Après trente ans d’attente, de lenteurs, d’enquêtes suspendues et de protections silencieuses, de nombreux catholiques redoutent que la justice ecclésiale se transforme une fois encore en silence institutionnel…Le père Marko Rupnik, jésuite slovène et artiste de renommée mondiale, est accusé d’abus spirituels, psychologiques et sexuels sur une vingtaine de religieuses entre les années 1990 et 2010. Ses mosaïques, visibles à Lourdes, Fatima ou au Vatican, ont longtemps été célébrées comme des chefs-d’œuvre de l’art sacré contemporain. Mais pour plusieurs victimes, certaines de ces œuvres auraient été réalisées pendant les abus eux-mêmes, donnant à l’affaire une dimension tragique et presque sacrilège.

Le 4 novembre, en réponse à une question d’une journaliste d’EWTN, le pape Léon XIV a rappelé l’importance d’un procès équitable : « Un nouveau procès vient de commencer, les juges ont été nommés. Et les procédures judiciaires demandent du temps. Je sais qu’il est très difficile de demander de la patience aux victimes, mais l’Église doit respecter les droits de toutes les personnes. » Il a aussi souligné que « le principe selon lequel une personne est innocente jusqu’à preuve du contraire vaut également dans l’Église », exprimant l’espoir que ce procès « apporte clarté et justice à toutes les personnes concernées ».

Des propos mesurés, mais qui passent mal. Pour de nombreuses victimes et observateurs, cette patience demandée ressemble à une énième promesse sans lendemain. Car depuis plus de trente ans, le dossier Rupnik traîne de rebondissement en rebondissement, au gré de décisions contradictoires et d’interventions discrètes.

Les premières plaintes remontent aux années 1990, mais elles ne sont prises au sérieux qu’en 2021, quand une enquête interne de la Compagnie de Jésus reconnaît la crédibilité des accusations.
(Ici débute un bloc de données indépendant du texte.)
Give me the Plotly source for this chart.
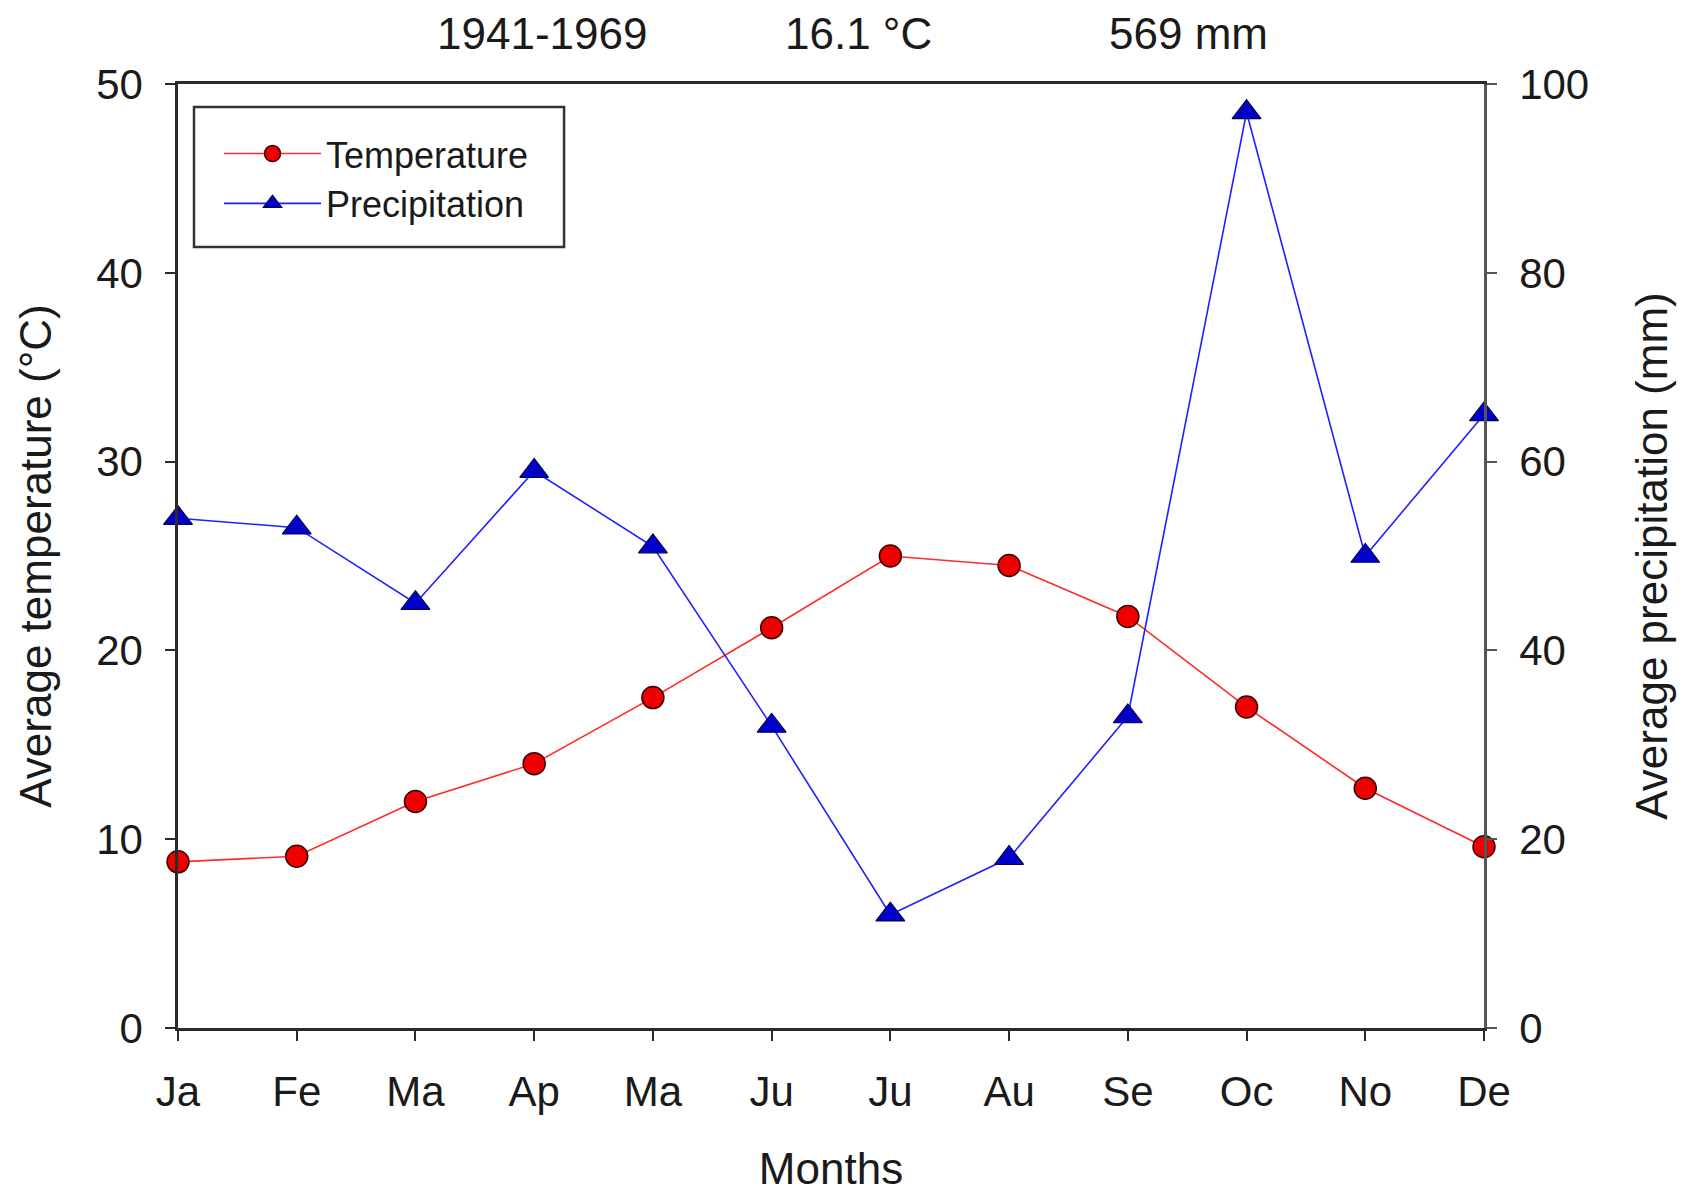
import plotly.graph_objects as go

months = ["Ja", "Fe", "Ma", "Ap", "Ma", "Ju", "Ju", "Au", "Se", "Oc", "No", "De"]
month_pos = list(range(len(months)))
temperature = [8.8, 9.1, 12.0, 14.0, 17.5, 21.2, 25.0, 24.5, 21.8, 17.0, 12.7, 9.6]
precipitation = [54, 53, 45, 59, 51, 32, 12, 18, 33, 97, 50, 65]
header_texts = ["1941-1969", "16.1 °C", "569 mm"]
temp_ticks = [0, 10, 20, 30, 40, 50]
precip_ticks = [0, 20, 40, 60, 80, 100]

FONT = "Liberation Sans, Arial, sans-serif"
TXT = "#1a1a1a"
AX = "#2a2a2a"

fig = go.Figure()
fig.add_trace(go.Scatter(
    x=month_pos, y=temperature, name="Temperature", mode="lines+markers",
    line=dict(color="#ff2a2a", width=1.6),
    marker=dict(symbol="circle", size=22, color="#ee0000",
                line=dict(color="#3a0000", width=1.5)),
    cliponaxis=False, yaxis="y",
))
fig.add_trace(go.Scatter(
    x=month_pos, y=precipitation, name="Precipitation", mode="lines+markers",
    line=dict(color="#1f1fff", width=1.6),
    marker=dict(symbol="triangle-up", size=25, color="#0000c8",
                line=dict(color="#00005a", width=1.2)),
    cliponaxis=False, yaxis="y2",
))

header_x = [0.2787, 0.5214, 0.7734]
for tx, hx in zip(header_texts, header_x):
    fig.add_annotation(text=tx, x=hx, y=1.053, xref="paper", yref="paper",
                       xanchor="center", yanchor="middle", showarrow=False,
                       font=dict(family=FONT, size=44, color=TXT))

# legend frame
fig.add_shape(type="rect", xref="paper", yref="paper",
              x0=0.01225, x1=0.2956, y0=0.8273, y1=0.9756,
              line=dict(color="#333333", width=2.5), fillcolor="rgba(0,0,0,0)",
              layer="above")

fig.update_layout(
    width=1684, height=1193,
    margin=dict(l=178, r=200, t=84, b=165),
    paper_bgcolor="white", plot_bgcolor="white",
    font=dict(family=FONT, color=TXT),
    showlegend=True,
    legend=dict(x=0.0314, y=0.958, xanchor="left", yanchor="top",
                bgcolor="rgba(0,0,0,0)", borderwidth=0,
                font=dict(family=FONT, size=36, color=TXT),
                itemwidth=97, tracegroupgap=0),
    xaxis=dict(range=[0, 11], tickmode="array", tickvals=month_pos, ticktext=months,
               ticks="outside", ticklen=10, tickwidth=2, tickcolor=AX,
               showline=True, linecolor=AX, linewidth=2.5, mirror=True,
               showgrid=False, zeroline=False, ticklabelstandoff=15, automargin=False,
               tickfont=dict(family=FONT, size=42, color=TXT),
               title=dict(text="Months", font=dict(family=FONT, size=44, color=TXT),
                          standoff=43)),
    yaxis=dict(range=[0, 50], tickmode="array", tickvals=temp_ticks,
               ticks="outside", ticklen=10, tickwidth=2, tickcolor=AX,
               showline=True, linecolor=AX, linewidth=2.5,
               showgrid=False, zeroline=False, ticklabelstandoff=14, automargin=False,
               tickfont=dict(family=FONT, size=42, color=TXT),
               title=dict(text="Average temperature (°C)",
                          font=dict(family=FONT, size=44, color=TXT), standoff=31)),
    yaxis2=dict(range=[0, 100], tickmode="array", tickvals=precip_ticks,
                overlaying="y", side="right",
                ticks="outside", ticklen=10, tickwidth=2, tickcolor="#555555",
                showline=True, linecolor="#555555", linewidth=2.5,
                showgrid=False, zeroline=False, ticklabelstandoff=14, automargin=False,
                tickfont=dict(family=FONT, size=42, color=TXT),
                title=dict(text="Average precipitation (mm)",
                           font=dict(family=FONT, size=44, color=TXT), standoff=48)),
)

fig.write_html("out.html")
En 2020, une excommunication avait déjà été prononcée contre Rupnik pour « absolution du complice dans un péché contre le sixième commandement », avant d’être levée deux semaines plus tard sans explication claire, une décision que seul le pape pouvait autoriser. En 2022, la Congrégation pour la Doctrine de la Foi déclare les faits prescrits, mettant fin à toute procédure.Ce n’est qu’en octobre 2023, face à la pression médiatique et à l’intervention de la Commission pontificale pour la protection des mineurs, que le pape François décide de lever la prescription pour permettre un procès. Mais celui-ci ne débute jamais. Il faut attendre octobre 2025 pour que le Vatican annonce un nouveau procès, avec la nomination de cinq juges « indépendants » dont les noms et les qualifications n’ont toujours pas été révélés.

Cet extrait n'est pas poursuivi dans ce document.